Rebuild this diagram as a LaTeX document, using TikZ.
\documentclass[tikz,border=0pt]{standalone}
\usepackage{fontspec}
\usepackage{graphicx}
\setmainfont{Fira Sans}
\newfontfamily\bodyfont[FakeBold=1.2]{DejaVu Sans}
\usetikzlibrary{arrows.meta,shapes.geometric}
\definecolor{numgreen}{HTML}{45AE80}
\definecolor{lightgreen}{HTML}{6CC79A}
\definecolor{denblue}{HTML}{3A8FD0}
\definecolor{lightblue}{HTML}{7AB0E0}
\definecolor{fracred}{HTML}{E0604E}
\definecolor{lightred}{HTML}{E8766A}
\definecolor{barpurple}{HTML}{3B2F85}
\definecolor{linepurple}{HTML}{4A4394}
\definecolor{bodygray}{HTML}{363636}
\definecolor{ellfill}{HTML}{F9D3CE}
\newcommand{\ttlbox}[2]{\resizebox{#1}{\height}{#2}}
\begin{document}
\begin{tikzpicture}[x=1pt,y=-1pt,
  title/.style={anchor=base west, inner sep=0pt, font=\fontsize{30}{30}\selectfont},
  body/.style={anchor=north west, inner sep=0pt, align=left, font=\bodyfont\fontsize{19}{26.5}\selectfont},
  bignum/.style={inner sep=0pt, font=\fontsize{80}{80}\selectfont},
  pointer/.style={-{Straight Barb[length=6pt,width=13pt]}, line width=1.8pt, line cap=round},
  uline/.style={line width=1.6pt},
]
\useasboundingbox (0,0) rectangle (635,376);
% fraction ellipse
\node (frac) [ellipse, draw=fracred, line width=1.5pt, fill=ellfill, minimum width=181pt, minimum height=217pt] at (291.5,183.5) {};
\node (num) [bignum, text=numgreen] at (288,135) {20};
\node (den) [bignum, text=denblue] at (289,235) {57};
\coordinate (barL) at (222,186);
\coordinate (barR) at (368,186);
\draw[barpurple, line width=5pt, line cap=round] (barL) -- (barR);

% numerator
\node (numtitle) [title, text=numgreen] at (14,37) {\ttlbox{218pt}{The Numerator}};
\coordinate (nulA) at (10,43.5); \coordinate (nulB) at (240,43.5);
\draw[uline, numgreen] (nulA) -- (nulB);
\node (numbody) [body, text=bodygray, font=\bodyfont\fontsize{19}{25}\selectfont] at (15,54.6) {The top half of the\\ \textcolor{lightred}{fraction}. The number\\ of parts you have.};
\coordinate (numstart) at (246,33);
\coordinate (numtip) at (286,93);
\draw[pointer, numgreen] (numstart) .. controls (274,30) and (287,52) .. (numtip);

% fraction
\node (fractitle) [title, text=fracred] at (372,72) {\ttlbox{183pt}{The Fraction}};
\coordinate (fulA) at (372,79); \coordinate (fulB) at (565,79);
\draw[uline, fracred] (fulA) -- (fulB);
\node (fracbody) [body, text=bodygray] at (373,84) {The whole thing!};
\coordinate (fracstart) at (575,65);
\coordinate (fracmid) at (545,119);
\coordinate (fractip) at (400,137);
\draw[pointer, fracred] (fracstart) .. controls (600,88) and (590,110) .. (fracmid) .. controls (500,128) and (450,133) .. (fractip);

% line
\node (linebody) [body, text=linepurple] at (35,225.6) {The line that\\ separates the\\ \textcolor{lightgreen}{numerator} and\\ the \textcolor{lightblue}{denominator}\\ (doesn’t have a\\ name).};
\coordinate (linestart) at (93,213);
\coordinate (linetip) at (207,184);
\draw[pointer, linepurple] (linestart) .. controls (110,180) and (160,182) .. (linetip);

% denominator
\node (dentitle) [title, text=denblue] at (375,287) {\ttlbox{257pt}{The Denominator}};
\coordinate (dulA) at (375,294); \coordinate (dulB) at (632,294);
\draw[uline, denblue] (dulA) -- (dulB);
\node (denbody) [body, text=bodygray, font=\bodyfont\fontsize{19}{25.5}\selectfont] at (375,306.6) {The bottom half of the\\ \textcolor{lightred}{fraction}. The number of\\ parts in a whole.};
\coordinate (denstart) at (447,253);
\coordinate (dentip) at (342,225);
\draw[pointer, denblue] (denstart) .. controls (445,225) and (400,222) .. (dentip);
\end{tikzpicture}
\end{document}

> [THE EXERCISE]:
Copy every line of the material, please, keeping it exactly the same.

> [RESULT]:
Rebuild this diagram as a LaTeX document, using TikZ.
\documentclass[tikz,border=0pt]{standalone}
\usepackage{fontspec}
\usepackage{graphicx}
\setmainfont{Fira Sans}
\newfontfamily\bodyfont[FakeBold=1.2]{DejaVu Sans}
\usetikzlibrary{arrows.meta,shapes.geometric}
\definecolor{numgreen}{HTML}{45AE80}
\definecolor{lightgreen}{HTML}{6CC79A}
\definecolor{denblue}{HTML}{3A8FD0}
\definecolor{lightblue}{HTML}{7AB0E0}
\definecolor{fracred}{HTML}{E0604E}
\definecolor{lightred}{HTML}{E8766A}
\definecolor{barpurple}{HTML}{3B2F85}
\definecolor{linepurple}{HTML}{4A4394}
\definecolor{bodygray}{HTML}{363636}
\definecolor{ellfill}{HTML}{F9D3CE}
\newcommand{\ttlbox}[2]{\resizebox{#1}{\height}{#2}}
\begin{document}
\begin{tikzpicture}[x=1pt,y=-1pt,
  title/.style={anchor=base west, inner sep=0pt, font=\fontsize{30}{30}\selectfont},
  body/.style={anchor=north west, inner sep=0pt, align=left, font=\bodyfont\fontsize{19}{26.5}\selectfont},
  bignum/.style={inner sep=0pt, font=\fontsize{80}{80}\selectfont},
  pointer/.style={-{Straight Barb[length=6pt,width=13pt]}, line width=1.8pt, line cap=round},
  uline/.style={line width=1.6pt},
]
\useasboundingbox (0,0) rectangle (635,376);
% fraction ellipse
\node (frac) [ellipse, draw=fracred, line width=1.5pt, fill=ellfill, minimum width=181pt, minimum height=217pt] at (291.5,183.5) {};
\node (num) [bignum, text=numgreen] at (288,135) {20};
\node (den) [bignum, text=denblue] at (289,235) {57};
\coordinate (barL) at (222,186);
\coordinate (barR) at (368,186);
\draw[barpurple, line width=5pt, line cap=round] (barL) -- (barR);

% numerator
\node (numtitle) [title, text=numgreen] at (14,37) {\ttlbox{218pt}{The Numerator}};
\coordinate (nulA) at (10,43.5); \coordinate (nulB) at (240,43.5);
\draw[uline, numgreen] (nulA) -- (nulB);
\node (numbody) [body, text=bodygray, font=\bodyfont\fontsize{19}{25}\selectfont] at (15,54.6) {The top half of the\\ \textcolor{lightred}{fraction}. The number\\ of parts you have.};
\coordinate (numstart) at (246,33);
\coordinate (numtip) at (286,93);
\draw[pointer, numgreen] (numstart) .. controls (274,30) and (287,52) .. (numtip);

% fraction
\node (fractitle) [title, text=fracred] at (372,72) {\ttlbox{183pt}{The Fraction}};
\coordinate (fulA) at (372,79); \coordinate (fulB) at (565,79);
\draw[uline, fracred] (fulA) -- (fulB);
\node (fracbody) [body, text=bodygray] at (373,84) {The whole thing!};
\coordinate (fracstart) at (575,65);
\coordinate (fracmid) at (545,119);
\coordinate (fractip) at (400,137);
\draw[pointer, fracred] (fracstart) .. controls (600,88) and (590,110) .. (fracmid) .. controls (500,128) and (450,133) .. (fractip);

% line
\node (linebody) [body, text=linepurple] at (35,225.6) {The line that\\ separates the\\ \textcolor{lightgreen}{numerator} and\\ the \textcolor{lightblue}{denominator}\\ (doesn’t have a\\ name).};
\coordinate (linestart) at (93,213);
\coordinate (linetip) at (207,184);
\draw[pointer, linepurple] (linestart) .. controls (110,180) and (160,182) .. (linetip);

% denominator
\node (dentitle) [title, text=denblue] at (375,287) {\ttlbox{257pt}{The Denominator}};
\coordinate (dulA) at (375,294); \coordinate (dulB) at (632,294);
\draw[uline, denblue] (dulA) -- (dulB);
\node (denbody) [body, text=bodygray, font=\bodyfont\fontsize{19}{25.5}\selectfont] at (375,306.6) {The bottom half of the\\ \textcolor{lightred}{fraction}. The number of\\ parts in a whole.};
\coordinate (denstart) at (447,253);
\coordinate (dentip) at (342,225);
\draw[pointer, denblue] (denstart) .. controls (445,225) and (400,222) .. (dentip);
\end{tikzpicture}
\end{document}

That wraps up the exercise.